■ **WRITTEN EXERCISE**: Extract the full listing verbatim and drop any pictures from your copy.

■ **DATA LINES**:

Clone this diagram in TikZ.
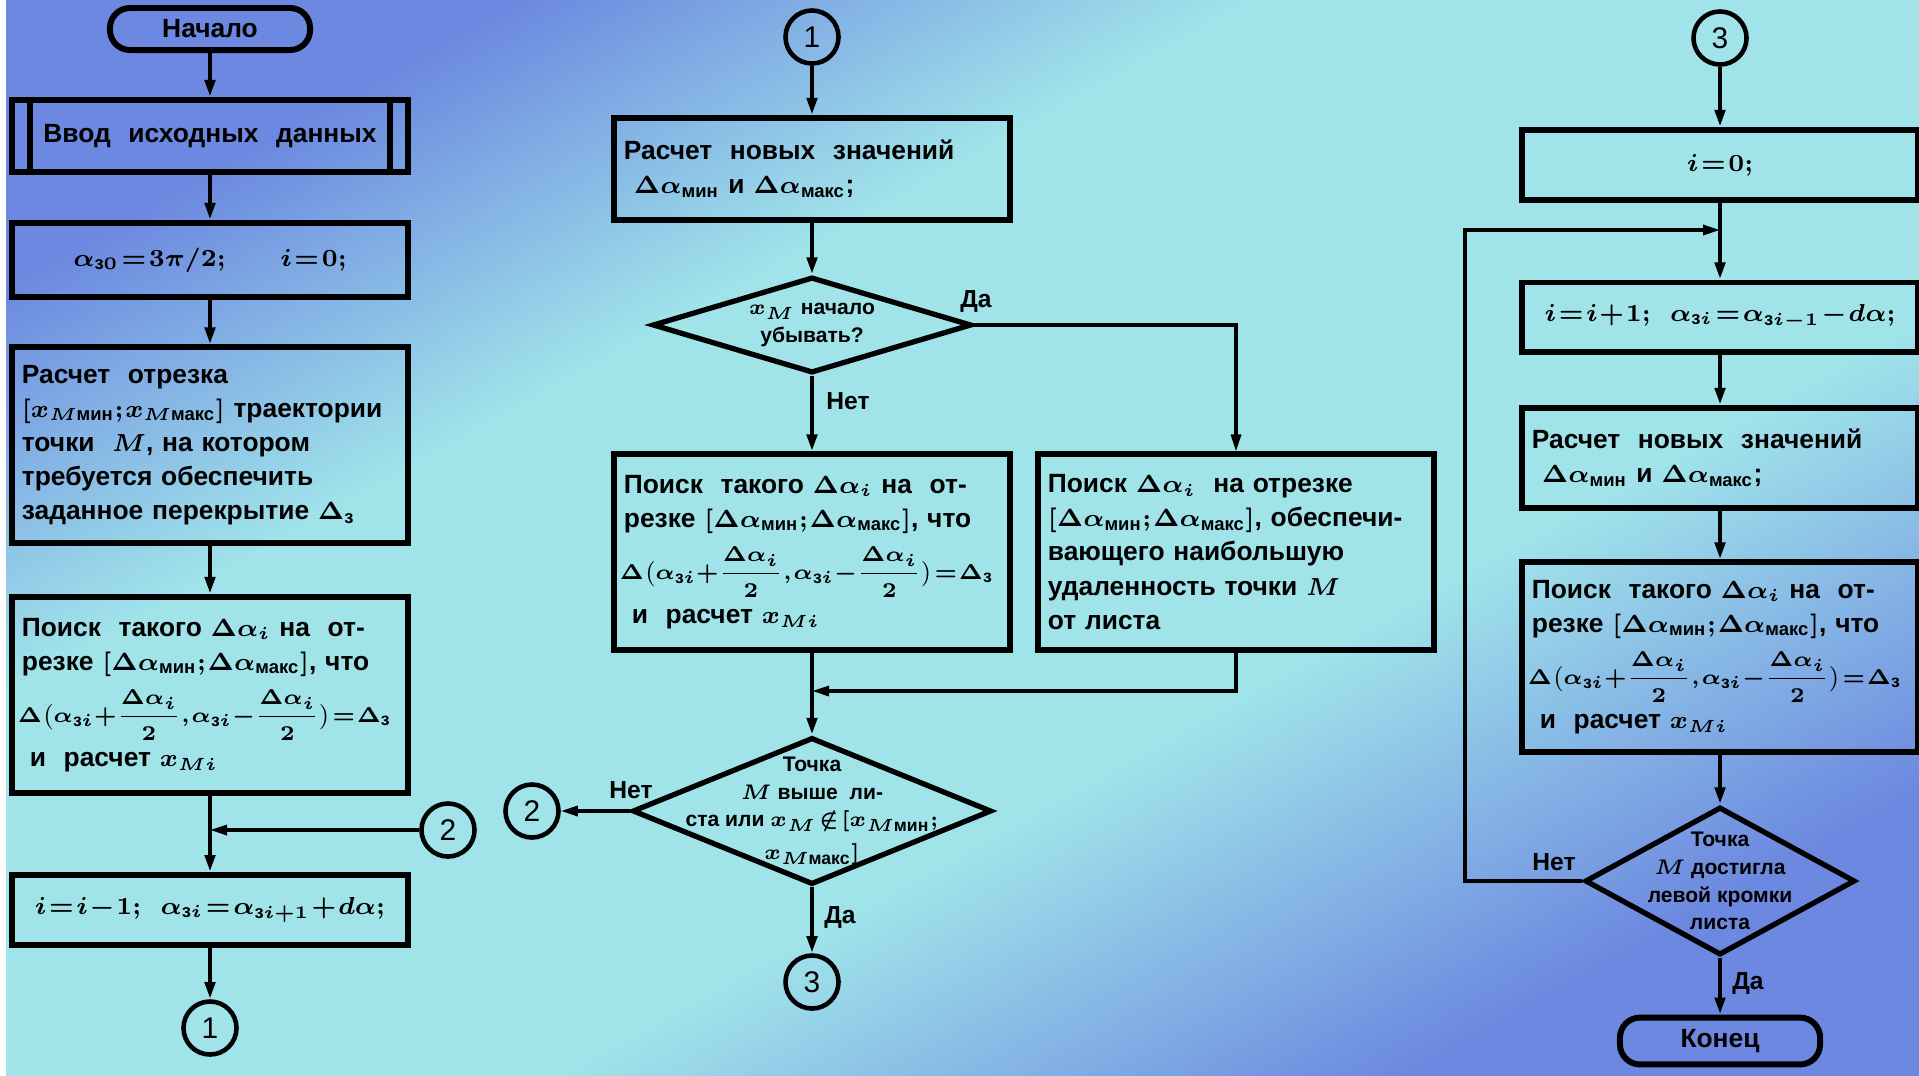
\documentclass[tikz,border=0pt]{standalone}
\usepackage{amsmath}
\usepackage{fontspec}
\setmainfont{Liberation Sans}
\usetikzlibrary{shapes.geometric,arrows.meta}
\definecolor{bgblue}{RGB}{108,136,224}
\definecolor{bgcyan}{RGB}{160,228,234}
\pgfdeclareverticalshading{bgshade}{100bp}{color(0bp)=(bgblue); color(25bp)=(bgblue); color(40bp)=(bgcyan); color(62bp)=(bgcyan); color(75bp)=(bgblue); color(100bp)=(bgblue)}
\newcommand{\tightmath}{\thickmuskip=1.5mu\medmuskip=1mu\thinmuskip=1mu\boldmath}
\newcommand{\blkfont}{\fontsize{7.5}{9.7}\selectfont\bfseries\tightmath}
\newcommand{\decfont}{\fontsize{6}{7.9}\selectfont\bfseries\tightmath}
\newcommand{\zsub}{\text{з}}
\newcommand{\findtext}{Поиск\ \ такого $\Delta\alpha_i$ на\ \ от-\\
резке $[\Delta\alpha_{\text{мин}};\Delta\alpha_{\text{макс}}]$, что\\[3pt]
\hspace*{-0.04cm}\mbox{\fontsize{6}{8}\selectfont\tightmath\medmuskip=0mu\thickmuskip=1mu$\Delta\bigl(\alpha_{\zsub i}+\dfrac{\Delta\alpha_i}{2},\alpha_{\zsub i}-\dfrac{\Delta\alpha_i}{2}\bigr)=\Delta_{\zsub}$}\\[3pt]
\hspace*{0.08cm}и\ \ расчет $x_{Mi}$}

\begin{document}
\begin{tikzpicture}[x=0.01cm,y=-0.01cm,
  block/.style={draw,line width=1.7pt,minimum width=3.96cm,text width=3.76cm,inner xsep=0.1cm,align=left,font=\blkfont},
  eqbox/.style={block,align=center},
  term/.style={draw,line width=1.7pt,rounded corners=0.2cm,minimum width=2cm,minimum height=0.42cm,font=\blkfont},
  decision/.style={draw,diamond,line width=1.5pt,inner sep=0pt},
  dectext/.style={align=center,font=\decfont},
  conn/.style={draw,circle,line width=1.3pt,minimum size=0.53cm,inner sep=0pt,font=\fontsize{8.5}{10}\selectfont},
  flow/.style={line width=1.4pt,-{Triangle[length=0.17cm,width=0.1cm]}},
  side/.style={line width=0.9pt},
  lbl/.style={font=\fontsize{7}{8}\selectfont\bfseries}]
\useasboundingbox (0,0) rectangle (1919,1075);
\fill[white] (0,0) rectangle (1919,1075);
\shade[shading=bgshade,shading angle=29] (6,0) rectangle (1919,1075);

\node[term] (start) at (210,29) {Начало};
\node[eqbox,minimum height=0.72cm] (inp) at (210,136) {Ввод\ \ исходных\ \ данных};
\draw[line width=1.7pt] ([xshift=0.21cm]inp.north west) -- ([xshift=0.21cm]inp.south west)
  ([xshift=-0.21cm]inp.north east) -- ([xshift=-0.21cm]inp.south east);
\node[eqbox,minimum height=0.74cm] (init) at (210,260) {$\alpha_{\zsub0}=3\pi/2;\qquad i=0;$};
\node[block,minimum height=1.95cm] (seg) at (210,445) {Расчет\ \ отрезка\\
  $[x_{M\text{мин}};x_{M\text{макс}}]$ траектории\\
  точки\ \ $M$, на котором\\
  требуется обеспечить\\
  заданное перекрытие $\Delta_{\zsub}$};
\node[block,minimum height=1.96cm] (srch1) at (210,695) {\findtext};
\coordinate (j1) at (210,830);
\node[conn] (c2a) at (448,830) {2};
\node[eqbox,minimum height=0.7cm] (dec) at (210,910) {$i=i-1;\ \ \alpha_{\zsub i}=\alpha_{\zsub i+1}+d\alpha;$};
\node[conn] (c1a) at (210,1028) {1};

\node[conn] (c1b) at (812,37) {1};
\node[block,minimum height=1.02cm] (nv1) at (812,169) {Расчет\ \ новых\ \ значений\\
  \hspace*{0.1cm}$\Delta\alpha_{\text{мин}}$ и $\Delta\alpha_{\text{макс}}$;};
\node[decision,minimum width=3.19cm,minimum height=0.96cm] (d1) at (812,325) {};
\node[dectext] at (d1) {$x_M$ начало\\ убывать?};
\node[block,minimum height=1.95cm] (srch2) at (812,552) {\findtext};
\node[block,minimum height=1.95cm] (srch3) at (1236,552) {Поиск $\Delta\alpha_i$\ \ на отрезке\\
  $[\Delta\alpha_{\text{мин}};\Delta\alpha_{\text{макс}}]$, обеспечи-\\
  вающего наибольшую\\
  удаленность точки $M$\\
  от листа};
\coordinate (j2) at (812,691);
\node[decision,minimum width=3.59cm,minimum height=1.47cm] (d2) at (812,811) {};
\node[dectext] at (d2) {Точка\\ $M$ выше\ \ ли-\\ ста или $x_M\notin[x_{M\text{мин}};$\\[1.5pt] $x_{M\text{макс}}]$};
\node[conn] (c2b) at (532,811) {2};
\node[conn] (c3a) at (812,982) {3};

\node[conn] (c3b) at (1720,38) {3};
\node[eqbox,minimum height=0.7cm] (i0) at (1720,165) {$i=0;$};
\coordinate (j3) at (1720,230);
\node[eqbox,minimum height=0.69cm] (inc) at (1720,317) {$i=i+1;\ \ \alpha_{\zsub i}=\alpha_{\zsub i-1}-d\alpha;$};
\node[block,minimum height=1.0cm] (nv2) at (1720,458) {Расчет\ \ новых\ \ значений\\
  \hspace*{0.1cm}$\Delta\alpha_{\text{мин}}$ и $\Delta\alpha_{\text{макс}}$;};
\node[block,minimum height=1.89cm] (srch4) at (1720,657) {\findtext};
\node[decision,minimum width=2.7cm,minimum height=1.48cm] (d3) at (1720,881) {};
\node[dectext] at (d3) {Точка\\ $M$ достигла\\ левой кромки\\ листа};
\coordinate (lp) at (1465,881);
\node[term] (stop) at (1720,1041) {Конец};

\draw[flow] (start) -- (inp);
\draw[flow] (inp) -- (init);
\draw[flow] (init) -- (seg);
\draw[flow] (seg) -- (srch1);
\draw[flow] (srch1) -- (dec);
\draw[flow,side] (c2a) -- (j1);
\draw[flow] (dec) -- (c1a);
\draw[flow] (c1b) -- (nv1);
\draw[flow] (nv1) -- (d1);
\draw[flow] (d1) -- (srch2);
\draw[flow,side] (d1.east) -| (srch3.north);
\draw[flow] (srch2) -- (d2);
\draw[flow,side] (srch3.south) |- (j2);
\draw[flow,side] (d2.west) -- (c2b);
\draw[flow] (d2) -- (c3a);
\draw[flow] (c3b) -- (i0);
\draw[flow] (i0) -- (inc);
\draw[flow] (inc) -- (nv2);
\draw[flow] (nv2) -- (srch4);
\draw[flow] (srch4) -- (d3);
\draw[flow] (d3) -- (stop);
\draw[flow,side] (d3.west) -- (lp) |- (j3);

\node[lbl] at (976,301) {Да};
\node[lbl] at (848,401) {Нет};
\node[lbl] at (631,790) {Нет};
\node[lbl] at (840,917) {Да};
\node[lbl] at (1554,862) {Нет};
\node[lbl] at (1748,983) {Да};
\end{tikzpicture}
\end{document}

■ **RESPONSE TO THE EXERCISE**:
Clone this diagram in TikZ.
\documentclass[tikz,border=0pt]{standalone}
\usepackage{amsmath}
\usepackage{fontspec}
\setmainfont{Liberation Sans}
\usetikzlibrary{shapes.geometric,arrows.meta}
\definecolor{bgblue}{RGB}{108,136,224}
\definecolor{bgcyan}{RGB}{160,228,234}
\pgfdeclareverticalshading{bgshade}{100bp}{color(0bp)=(bgblue); color(25bp)=(bgblue); color(40bp)=(bgcyan); color(62bp)=(bgcyan); color(75bp)=(bgblue); color(100bp)=(bgblue)}
\newcommand{\tightmath}{\thickmuskip=1.5mu\medmuskip=1mu\thinmuskip=1mu\boldmath}
\newcommand{\blkfont}{\fontsize{7.5}{9.7}\selectfont\bfseries\tightmath}
\newcommand{\decfont}{\fontsize{6}{7.9}\selectfont\bfseries\tightmath}
\newcommand{\zsub}{\text{з}}
\newcommand{\findtext}{Поиск\ \ такого $\Delta\alpha_i$ на\ \ от-\\
резке $[\Delta\alpha_{\text{мин}};\Delta\alpha_{\text{макс}}]$, что\\[3pt]
\hspace*{-0.04cm}\mbox{\fontsize{6}{8}\selectfont\tightmath\medmuskip=0mu\thickmuskip=1mu$\Delta\bigl(\alpha_{\zsub i}+\dfrac{\Delta\alpha_i}{2},\alpha_{\zsub i}-\dfrac{\Delta\alpha_i}{2}\bigr)=\Delta_{\zsub}$}\\[3pt]
\hspace*{0.08cm}и\ \ расчет $x_{Mi}$}

\begin{document}
\begin{tikzpicture}[x=0.01cm,y=-0.01cm,
  block/.style={draw,line width=1.7pt,minimum width=3.96cm,text width=3.76cm,inner xsep=0.1cm,align=left,font=\blkfont},
  eqbox/.style={block,align=center},
  term/.style={draw,line width=1.7pt,rounded corners=0.2cm,minimum width=2cm,minimum height=0.42cm,font=\blkfont},
  decision/.style={draw,diamond,line width=1.5pt,inner sep=0pt},
  dectext/.style={align=center,font=\decfont},
  conn/.style={draw,circle,line width=1.3pt,minimum size=0.53cm,inner sep=0pt,font=\fontsize{8.5}{10}\selectfont},
  flow/.style={line width=1.4pt,-{Triangle[length=0.17cm,width=0.1cm]}},
  side/.style={line width=0.9pt},
  lbl/.style={font=\fontsize{7}{8}\selectfont\bfseries}]
\useasboundingbox (0,0) rectangle (1919,1075);
\fill[white] (0,0) rectangle (1919,1075);
\shade[shading=bgshade,shading angle=29] (6,0) rectangle (1919,1075);

\node[term] (start) at (210,29) {Начало};
\node[eqbox,minimum height=0.72cm] (inp) at (210,136) {Ввод\ \ исходных\ \ данных};
\draw[line width=1.7pt] ([xshift=0.21cm]inp.north west) -- ([xshift=0.21cm]inp.south west)
  ([xshift=-0.21cm]inp.north east) -- ([xshift=-0.21cm]inp.south east);
\node[eqbox,minimum height=0.74cm] (init) at (210,260) {$\alpha_{\zsub0}=3\pi/2;\qquad i=0;$};
\node[block,minimum height=1.95cm] (seg) at (210,445) {Расчет\ \ отрезка\\
  $[x_{M\text{мин}};x_{M\text{макс}}]$ траектории\\
  точки\ \ $M$, на котором\\
  требуется обеспечить\\
  заданное перекрытие $\Delta_{\zsub}$};
\node[block,minimum height=1.96cm] (srch1) at (210,695) {\findtext};
\coordinate (j1) at (210,830);
\node[conn] (c2a) at (448,830) {2};
\node[eqbox,minimum height=0.7cm] (dec) at (210,910) {$i=i-1;\ \ \alpha_{\zsub i}=\alpha_{\zsub i+1}+d\alpha;$};
\node[conn] (c1a) at (210,1028) {1};

\node[conn] (c1b) at (812,37) {1};
\node[block,minimum height=1.02cm] (nv1) at (812,169) {Расчет\ \ новых\ \ значений\\
  \hspace*{0.1cm}$\Delta\alpha_{\text{мин}}$ и $\Delta\alpha_{\text{макс}}$;};
\node[decision,minimum width=3.19cm,minimum height=0.96cm] (d1) at (812,325) {};
\node[dectext] at (d1) {$x_M$ начало\\ убывать?};
\node[block,minimum height=1.95cm] (srch2) at (812,552) {\findtext};
\node[block,minimum height=1.95cm] (srch3) at (1236,552) {Поиск $\Delta\alpha_i$\ \ на отрезке\\
  $[\Delta\alpha_{\text{мин}};\Delta\alpha_{\text{макс}}]$, обеспечи-\\
  вающего наибольшую\\
  удаленность точки $M$\\
  от листа};
\coordinate (j2) at (812,691);
\node[decision,minimum width=3.59cm,minimum height=1.47cm] (d2) at (812,811) {};
\node[dectext] at (d2) {Точка\\ $M$ выше\ \ ли-\\ ста или $x_M\notin[x_{M\text{мин}};$\\[1.5pt] $x_{M\text{макс}}]$};
\node[conn] (c2b) at (532,811) {2};
\node[conn] (c3a) at (812,982) {3};

\node[conn] (c3b) at (1720,38) {3};
\node[eqbox,minimum height=0.7cm] (i0) at (1720,165) {$i=0;$};
\coordinate (j3) at (1720,230);
\node[eqbox,minimum height=0.69cm] (inc) at (1720,317) {$i=i+1;\ \ \alpha_{\zsub i}=\alpha_{\zsub i-1}-d\alpha;$};
\node[block,minimum height=1.0cm] (nv2) at (1720,458) {Расчет\ \ новых\ \ значений\\
  \hspace*{0.1cm}$\Delta\alpha_{\text{мин}}$ и $\Delta\alpha_{\text{макс}}$;};
\node[block,minimum height=1.89cm] (srch4) at (1720,657) {\findtext};
\node[decision,minimum width=2.7cm,minimum height=1.48cm] (d3) at (1720,881) {};
\node[dectext] at (d3) {Точка\\ $M$ достигла\\ левой кромки\\ листа};
\coordinate (lp) at (1465,881);
\node[term] (stop) at (1720,1041) {Конец};

\draw[flow] (start) -- (inp);
\draw[flow] (inp) -- (init);
\draw[flow] (init) -- (seg);
\draw[flow] (seg) -- (srch1);
\draw[flow] (srch1) -- (dec);
\draw[flow,side] (c2a) -- (j1);
\draw[flow] (dec) -- (c1a);
\draw[flow] (c1b) -- (nv1);
\draw[flow] (nv1) -- (d1);
\draw[flow] (d1) -- (srch2);
\draw[flow,side] (d1.east) -| (srch3.north);
\draw[flow] (srch2) -- (d2);
\draw[flow,side] (srch3.south) |- (j2);
\draw[flow,side] (d2.west) -- (c2b);
\draw[flow] (d2) -- (c3a);
\draw[flow] (c3b) -- (i0);
\draw[flow] (i0) -- (inc);
\draw[flow] (inc) -- (nv2);
\draw[flow] (nv2) -- (srch4);
\draw[flow] (srch4) -- (d3);
\draw[flow] (d3) -- (stop);
\draw[flow,side] (d3.west) -- (lp) |- (j3);

\node[lbl] at (976,301) {Да};
\node[lbl] at (848,401) {Нет};
\node[lbl] at (631,790) {Нет};
\node[lbl] at (840,917) {Да};
\node[lbl] at (1554,862) {Нет};
\node[lbl] at (1748,983) {Да};
\end{tikzpicture}
\end{document}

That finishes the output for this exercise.